Objective:
Locate the line that contains "Write the seaborn" and the line that contains "import seaborn as sns". Copy both of them exactly, together with every line between them, and no others.
──────── Material for the task
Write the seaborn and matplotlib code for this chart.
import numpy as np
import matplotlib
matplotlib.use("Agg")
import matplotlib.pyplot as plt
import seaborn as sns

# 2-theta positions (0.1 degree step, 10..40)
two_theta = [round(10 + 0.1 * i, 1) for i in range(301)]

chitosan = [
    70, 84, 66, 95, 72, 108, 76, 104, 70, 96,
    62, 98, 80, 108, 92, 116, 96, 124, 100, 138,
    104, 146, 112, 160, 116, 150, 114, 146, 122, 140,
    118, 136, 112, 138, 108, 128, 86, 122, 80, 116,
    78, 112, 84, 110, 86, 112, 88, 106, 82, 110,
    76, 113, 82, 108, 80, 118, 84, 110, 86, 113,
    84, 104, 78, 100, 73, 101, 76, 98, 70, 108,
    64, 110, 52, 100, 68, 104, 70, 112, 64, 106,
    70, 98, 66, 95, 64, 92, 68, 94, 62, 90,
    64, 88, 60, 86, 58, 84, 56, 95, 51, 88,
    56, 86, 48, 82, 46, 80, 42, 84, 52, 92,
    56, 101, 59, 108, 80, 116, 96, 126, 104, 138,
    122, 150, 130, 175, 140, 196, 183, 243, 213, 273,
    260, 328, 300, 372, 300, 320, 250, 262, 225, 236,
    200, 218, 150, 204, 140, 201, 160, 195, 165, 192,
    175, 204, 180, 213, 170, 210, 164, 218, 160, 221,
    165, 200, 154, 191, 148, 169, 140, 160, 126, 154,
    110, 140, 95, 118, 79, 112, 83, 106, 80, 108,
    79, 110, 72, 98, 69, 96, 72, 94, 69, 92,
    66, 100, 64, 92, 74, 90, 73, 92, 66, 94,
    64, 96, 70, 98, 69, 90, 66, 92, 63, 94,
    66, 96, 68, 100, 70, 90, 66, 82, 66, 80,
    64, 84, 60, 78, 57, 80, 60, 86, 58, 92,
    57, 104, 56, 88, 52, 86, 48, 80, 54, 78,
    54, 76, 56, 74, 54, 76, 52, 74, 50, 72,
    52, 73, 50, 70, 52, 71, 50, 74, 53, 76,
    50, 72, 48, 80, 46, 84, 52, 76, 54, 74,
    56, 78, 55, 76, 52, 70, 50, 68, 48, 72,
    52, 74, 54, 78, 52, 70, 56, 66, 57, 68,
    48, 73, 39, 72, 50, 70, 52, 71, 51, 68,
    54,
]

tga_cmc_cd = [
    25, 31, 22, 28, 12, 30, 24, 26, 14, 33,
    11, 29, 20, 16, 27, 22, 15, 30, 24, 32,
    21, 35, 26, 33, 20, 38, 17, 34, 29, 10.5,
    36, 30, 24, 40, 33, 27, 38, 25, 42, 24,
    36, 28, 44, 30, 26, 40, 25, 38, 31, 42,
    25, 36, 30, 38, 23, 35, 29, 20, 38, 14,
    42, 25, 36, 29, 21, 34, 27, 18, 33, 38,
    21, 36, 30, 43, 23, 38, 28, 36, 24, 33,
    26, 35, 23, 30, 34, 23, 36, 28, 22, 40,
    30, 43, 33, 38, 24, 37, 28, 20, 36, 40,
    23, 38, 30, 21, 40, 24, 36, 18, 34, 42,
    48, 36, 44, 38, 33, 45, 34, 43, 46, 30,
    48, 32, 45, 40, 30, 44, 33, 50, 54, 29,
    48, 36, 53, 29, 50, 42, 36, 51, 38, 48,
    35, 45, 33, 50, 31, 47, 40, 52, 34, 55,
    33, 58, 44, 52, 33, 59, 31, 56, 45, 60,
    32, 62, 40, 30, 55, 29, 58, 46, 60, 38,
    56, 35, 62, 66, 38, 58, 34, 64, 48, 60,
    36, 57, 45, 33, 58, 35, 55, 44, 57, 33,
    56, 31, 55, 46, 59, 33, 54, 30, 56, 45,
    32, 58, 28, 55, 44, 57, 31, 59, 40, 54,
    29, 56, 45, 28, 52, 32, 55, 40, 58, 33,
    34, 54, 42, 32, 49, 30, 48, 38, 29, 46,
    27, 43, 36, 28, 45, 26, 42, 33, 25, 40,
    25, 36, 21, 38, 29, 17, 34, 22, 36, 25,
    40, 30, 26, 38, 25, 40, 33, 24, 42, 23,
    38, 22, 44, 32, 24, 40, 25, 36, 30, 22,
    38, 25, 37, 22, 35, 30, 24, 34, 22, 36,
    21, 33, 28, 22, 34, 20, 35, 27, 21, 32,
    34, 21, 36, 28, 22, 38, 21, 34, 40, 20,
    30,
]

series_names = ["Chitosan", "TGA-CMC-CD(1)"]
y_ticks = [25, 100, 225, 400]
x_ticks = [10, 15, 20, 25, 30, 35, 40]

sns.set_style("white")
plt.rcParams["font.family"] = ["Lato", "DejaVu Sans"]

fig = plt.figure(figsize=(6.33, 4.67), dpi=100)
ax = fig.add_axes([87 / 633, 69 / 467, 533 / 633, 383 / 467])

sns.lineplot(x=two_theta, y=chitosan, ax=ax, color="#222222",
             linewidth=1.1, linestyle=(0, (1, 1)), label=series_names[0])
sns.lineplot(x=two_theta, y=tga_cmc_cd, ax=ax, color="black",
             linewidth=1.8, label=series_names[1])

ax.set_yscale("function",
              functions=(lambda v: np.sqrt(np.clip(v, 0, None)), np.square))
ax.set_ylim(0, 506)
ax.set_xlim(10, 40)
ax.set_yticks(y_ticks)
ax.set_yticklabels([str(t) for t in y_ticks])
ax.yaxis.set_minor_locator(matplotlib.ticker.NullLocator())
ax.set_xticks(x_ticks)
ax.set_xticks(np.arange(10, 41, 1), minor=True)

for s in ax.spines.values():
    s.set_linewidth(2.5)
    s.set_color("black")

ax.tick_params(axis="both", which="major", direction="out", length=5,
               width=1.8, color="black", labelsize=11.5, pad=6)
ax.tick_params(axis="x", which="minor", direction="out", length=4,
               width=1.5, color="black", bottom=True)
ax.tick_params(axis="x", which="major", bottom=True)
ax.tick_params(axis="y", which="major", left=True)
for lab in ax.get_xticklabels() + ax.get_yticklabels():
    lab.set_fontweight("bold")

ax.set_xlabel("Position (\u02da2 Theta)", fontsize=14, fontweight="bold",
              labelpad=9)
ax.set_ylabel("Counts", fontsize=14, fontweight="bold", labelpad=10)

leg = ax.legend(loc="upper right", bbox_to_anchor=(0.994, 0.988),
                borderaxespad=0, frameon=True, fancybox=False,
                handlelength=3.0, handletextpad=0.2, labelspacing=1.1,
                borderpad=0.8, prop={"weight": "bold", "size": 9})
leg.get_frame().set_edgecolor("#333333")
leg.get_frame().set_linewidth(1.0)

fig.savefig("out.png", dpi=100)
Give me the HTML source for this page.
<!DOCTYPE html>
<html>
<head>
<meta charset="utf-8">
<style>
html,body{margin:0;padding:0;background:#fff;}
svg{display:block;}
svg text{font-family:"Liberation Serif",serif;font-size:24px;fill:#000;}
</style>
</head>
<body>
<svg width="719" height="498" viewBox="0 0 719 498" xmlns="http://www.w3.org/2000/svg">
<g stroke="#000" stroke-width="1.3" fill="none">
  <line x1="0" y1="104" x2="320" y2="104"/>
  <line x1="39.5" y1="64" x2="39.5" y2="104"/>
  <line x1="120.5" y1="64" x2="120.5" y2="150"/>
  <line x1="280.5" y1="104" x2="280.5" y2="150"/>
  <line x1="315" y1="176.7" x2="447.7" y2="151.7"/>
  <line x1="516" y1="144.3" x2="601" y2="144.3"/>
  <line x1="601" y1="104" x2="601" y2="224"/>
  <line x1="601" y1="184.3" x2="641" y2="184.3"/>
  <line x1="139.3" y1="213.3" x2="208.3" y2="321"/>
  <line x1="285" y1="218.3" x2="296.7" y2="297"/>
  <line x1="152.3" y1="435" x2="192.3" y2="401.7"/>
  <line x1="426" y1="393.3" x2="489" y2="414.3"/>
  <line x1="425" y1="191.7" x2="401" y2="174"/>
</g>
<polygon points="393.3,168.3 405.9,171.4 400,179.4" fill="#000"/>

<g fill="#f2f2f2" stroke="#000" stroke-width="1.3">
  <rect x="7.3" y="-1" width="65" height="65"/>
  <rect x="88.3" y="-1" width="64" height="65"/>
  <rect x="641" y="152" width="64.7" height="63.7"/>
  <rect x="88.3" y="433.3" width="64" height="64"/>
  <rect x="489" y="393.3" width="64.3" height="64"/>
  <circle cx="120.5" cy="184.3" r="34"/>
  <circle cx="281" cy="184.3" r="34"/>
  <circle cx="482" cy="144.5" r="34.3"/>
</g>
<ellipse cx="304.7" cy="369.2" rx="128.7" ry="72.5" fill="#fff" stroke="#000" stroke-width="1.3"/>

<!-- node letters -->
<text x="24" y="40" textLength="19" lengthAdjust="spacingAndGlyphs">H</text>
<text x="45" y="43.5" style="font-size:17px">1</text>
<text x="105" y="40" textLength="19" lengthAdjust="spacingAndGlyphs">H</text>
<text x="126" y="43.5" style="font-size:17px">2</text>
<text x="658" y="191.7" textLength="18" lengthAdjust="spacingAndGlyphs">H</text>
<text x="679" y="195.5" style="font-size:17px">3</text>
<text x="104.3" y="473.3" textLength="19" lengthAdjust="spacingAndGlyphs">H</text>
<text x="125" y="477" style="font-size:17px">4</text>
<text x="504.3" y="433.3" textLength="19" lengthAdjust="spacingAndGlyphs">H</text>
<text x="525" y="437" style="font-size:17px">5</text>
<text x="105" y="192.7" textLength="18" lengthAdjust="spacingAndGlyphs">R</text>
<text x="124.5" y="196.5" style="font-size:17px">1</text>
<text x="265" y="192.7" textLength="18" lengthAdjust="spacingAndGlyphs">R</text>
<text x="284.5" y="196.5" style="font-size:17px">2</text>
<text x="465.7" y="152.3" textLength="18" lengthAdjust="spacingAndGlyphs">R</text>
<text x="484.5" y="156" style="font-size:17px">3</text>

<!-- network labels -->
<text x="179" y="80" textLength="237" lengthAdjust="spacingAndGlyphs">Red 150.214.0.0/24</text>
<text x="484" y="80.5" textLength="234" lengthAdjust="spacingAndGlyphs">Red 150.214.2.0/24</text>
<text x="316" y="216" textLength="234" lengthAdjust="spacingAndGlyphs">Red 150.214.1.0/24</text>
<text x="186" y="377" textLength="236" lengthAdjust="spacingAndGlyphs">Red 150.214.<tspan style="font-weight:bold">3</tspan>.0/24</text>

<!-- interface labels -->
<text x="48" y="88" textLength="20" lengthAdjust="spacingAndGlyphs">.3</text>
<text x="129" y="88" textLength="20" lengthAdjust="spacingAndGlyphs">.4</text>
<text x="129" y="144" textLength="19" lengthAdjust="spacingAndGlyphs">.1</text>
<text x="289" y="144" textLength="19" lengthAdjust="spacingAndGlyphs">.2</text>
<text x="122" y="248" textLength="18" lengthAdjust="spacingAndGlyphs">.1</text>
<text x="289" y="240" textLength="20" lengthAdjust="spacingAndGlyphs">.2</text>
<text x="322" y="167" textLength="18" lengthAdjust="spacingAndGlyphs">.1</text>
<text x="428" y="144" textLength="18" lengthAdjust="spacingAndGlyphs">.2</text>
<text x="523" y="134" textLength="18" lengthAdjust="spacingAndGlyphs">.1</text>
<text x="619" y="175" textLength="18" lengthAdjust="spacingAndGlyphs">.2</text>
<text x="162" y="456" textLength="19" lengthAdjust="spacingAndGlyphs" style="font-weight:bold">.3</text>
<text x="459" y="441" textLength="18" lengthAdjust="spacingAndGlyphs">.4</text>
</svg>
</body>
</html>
────────────────
──────── Material for the task
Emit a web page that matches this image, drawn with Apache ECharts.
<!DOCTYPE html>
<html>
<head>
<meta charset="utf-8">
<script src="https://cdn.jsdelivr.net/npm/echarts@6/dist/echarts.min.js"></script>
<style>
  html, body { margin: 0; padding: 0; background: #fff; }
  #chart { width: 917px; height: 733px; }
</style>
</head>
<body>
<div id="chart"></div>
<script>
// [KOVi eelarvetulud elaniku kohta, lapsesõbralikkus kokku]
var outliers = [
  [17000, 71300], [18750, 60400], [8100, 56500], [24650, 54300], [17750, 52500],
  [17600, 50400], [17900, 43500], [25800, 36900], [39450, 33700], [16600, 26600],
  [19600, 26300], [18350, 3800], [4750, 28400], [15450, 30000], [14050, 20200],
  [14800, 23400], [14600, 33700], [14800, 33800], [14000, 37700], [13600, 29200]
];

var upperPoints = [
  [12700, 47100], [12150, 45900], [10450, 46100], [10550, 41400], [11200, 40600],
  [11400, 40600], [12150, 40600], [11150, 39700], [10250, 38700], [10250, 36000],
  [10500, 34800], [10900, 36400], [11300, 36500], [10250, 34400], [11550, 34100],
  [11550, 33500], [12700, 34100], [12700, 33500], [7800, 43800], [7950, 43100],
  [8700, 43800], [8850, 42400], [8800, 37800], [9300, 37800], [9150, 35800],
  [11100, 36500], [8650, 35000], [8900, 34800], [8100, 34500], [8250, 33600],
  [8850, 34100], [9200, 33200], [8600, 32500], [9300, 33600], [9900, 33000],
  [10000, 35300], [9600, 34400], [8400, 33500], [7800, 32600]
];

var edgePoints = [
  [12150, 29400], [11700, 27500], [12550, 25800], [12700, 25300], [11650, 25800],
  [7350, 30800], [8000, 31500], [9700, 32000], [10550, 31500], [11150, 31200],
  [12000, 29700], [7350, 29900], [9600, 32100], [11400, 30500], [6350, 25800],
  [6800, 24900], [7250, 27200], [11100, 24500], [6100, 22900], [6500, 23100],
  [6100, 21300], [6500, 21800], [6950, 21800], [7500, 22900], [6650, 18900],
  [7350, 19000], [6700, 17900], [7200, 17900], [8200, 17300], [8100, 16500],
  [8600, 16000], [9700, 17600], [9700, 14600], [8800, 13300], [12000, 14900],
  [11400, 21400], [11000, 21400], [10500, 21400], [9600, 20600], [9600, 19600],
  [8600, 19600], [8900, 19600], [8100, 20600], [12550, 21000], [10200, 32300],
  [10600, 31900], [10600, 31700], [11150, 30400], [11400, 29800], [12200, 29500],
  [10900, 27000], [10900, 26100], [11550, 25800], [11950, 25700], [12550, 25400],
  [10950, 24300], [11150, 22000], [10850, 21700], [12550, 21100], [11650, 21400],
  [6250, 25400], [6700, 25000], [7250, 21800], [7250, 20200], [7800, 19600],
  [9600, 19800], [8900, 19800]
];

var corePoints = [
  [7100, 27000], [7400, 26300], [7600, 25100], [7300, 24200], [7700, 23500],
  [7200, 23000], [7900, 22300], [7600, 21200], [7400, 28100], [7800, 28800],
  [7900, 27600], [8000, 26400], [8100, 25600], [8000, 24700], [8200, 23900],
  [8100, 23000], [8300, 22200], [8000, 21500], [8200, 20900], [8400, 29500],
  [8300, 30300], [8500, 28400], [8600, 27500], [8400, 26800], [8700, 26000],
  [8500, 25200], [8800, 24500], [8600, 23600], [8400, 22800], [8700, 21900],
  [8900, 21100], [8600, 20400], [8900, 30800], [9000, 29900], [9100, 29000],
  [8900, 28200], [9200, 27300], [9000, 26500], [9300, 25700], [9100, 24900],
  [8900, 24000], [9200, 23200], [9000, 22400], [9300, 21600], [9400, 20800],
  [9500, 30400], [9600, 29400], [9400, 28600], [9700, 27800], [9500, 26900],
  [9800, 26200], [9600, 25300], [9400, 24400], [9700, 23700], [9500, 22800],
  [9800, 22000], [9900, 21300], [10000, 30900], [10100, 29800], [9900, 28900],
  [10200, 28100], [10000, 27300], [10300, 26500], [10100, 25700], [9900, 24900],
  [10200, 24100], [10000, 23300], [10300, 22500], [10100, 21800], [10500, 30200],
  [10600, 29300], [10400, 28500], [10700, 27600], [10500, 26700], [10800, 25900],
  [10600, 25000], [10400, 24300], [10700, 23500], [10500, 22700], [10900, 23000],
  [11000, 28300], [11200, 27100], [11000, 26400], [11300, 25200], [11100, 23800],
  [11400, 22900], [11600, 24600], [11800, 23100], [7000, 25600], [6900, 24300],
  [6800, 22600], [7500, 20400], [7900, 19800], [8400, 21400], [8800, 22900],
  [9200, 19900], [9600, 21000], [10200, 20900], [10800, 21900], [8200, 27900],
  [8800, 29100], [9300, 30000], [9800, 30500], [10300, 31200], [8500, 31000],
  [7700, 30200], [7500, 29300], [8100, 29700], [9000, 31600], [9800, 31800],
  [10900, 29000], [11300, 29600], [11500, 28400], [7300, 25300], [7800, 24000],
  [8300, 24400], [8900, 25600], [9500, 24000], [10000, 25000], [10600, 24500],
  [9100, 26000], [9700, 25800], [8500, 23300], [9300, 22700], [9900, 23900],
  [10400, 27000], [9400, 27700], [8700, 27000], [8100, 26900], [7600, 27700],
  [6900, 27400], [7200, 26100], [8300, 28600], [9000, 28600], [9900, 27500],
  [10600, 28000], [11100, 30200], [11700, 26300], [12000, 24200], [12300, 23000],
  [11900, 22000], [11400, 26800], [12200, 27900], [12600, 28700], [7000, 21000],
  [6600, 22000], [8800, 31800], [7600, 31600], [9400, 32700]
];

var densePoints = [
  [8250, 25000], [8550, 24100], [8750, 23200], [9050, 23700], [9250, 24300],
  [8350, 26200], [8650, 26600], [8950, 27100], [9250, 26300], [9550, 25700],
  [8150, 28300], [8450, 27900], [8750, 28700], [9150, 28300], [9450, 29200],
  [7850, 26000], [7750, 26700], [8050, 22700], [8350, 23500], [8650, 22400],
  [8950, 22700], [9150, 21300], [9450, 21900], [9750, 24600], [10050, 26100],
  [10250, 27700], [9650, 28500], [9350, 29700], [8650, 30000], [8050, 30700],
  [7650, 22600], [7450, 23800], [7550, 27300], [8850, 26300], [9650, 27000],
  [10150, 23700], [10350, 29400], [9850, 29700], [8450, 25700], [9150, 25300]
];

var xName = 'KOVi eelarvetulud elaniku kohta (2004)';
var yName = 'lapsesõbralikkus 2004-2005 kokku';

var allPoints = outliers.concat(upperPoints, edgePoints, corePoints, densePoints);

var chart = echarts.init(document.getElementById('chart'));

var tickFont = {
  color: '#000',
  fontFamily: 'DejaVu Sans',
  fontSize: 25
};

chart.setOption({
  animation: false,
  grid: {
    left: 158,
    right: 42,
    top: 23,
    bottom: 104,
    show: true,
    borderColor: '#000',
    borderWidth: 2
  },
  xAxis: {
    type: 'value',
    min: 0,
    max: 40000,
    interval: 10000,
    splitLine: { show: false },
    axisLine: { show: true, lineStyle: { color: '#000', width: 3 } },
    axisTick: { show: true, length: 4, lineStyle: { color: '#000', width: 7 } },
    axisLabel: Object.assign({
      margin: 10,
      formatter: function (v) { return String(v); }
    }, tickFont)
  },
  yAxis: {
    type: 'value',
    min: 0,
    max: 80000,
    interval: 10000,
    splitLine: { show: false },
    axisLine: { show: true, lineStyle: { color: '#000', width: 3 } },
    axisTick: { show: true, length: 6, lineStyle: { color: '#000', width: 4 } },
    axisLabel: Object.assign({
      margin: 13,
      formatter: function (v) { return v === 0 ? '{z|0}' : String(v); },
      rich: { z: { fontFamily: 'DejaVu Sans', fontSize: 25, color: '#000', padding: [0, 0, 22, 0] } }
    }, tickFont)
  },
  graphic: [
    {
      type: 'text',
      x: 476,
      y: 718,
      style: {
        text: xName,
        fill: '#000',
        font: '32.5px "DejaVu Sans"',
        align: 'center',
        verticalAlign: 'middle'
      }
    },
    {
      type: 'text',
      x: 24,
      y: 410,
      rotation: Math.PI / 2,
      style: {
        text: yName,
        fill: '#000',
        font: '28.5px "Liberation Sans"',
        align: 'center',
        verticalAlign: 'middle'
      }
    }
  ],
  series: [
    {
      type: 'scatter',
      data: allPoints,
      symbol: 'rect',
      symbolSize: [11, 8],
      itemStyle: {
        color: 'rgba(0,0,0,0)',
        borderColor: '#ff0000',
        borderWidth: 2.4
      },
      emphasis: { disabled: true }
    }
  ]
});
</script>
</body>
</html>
────────────────
Exercise answer:
Write the seaborn and matplotlib code for this chart.
import numpy as np
import matplotlib
matplotlib.use("Agg")
import matplotlib.pyplot as plt
import seaborn as sns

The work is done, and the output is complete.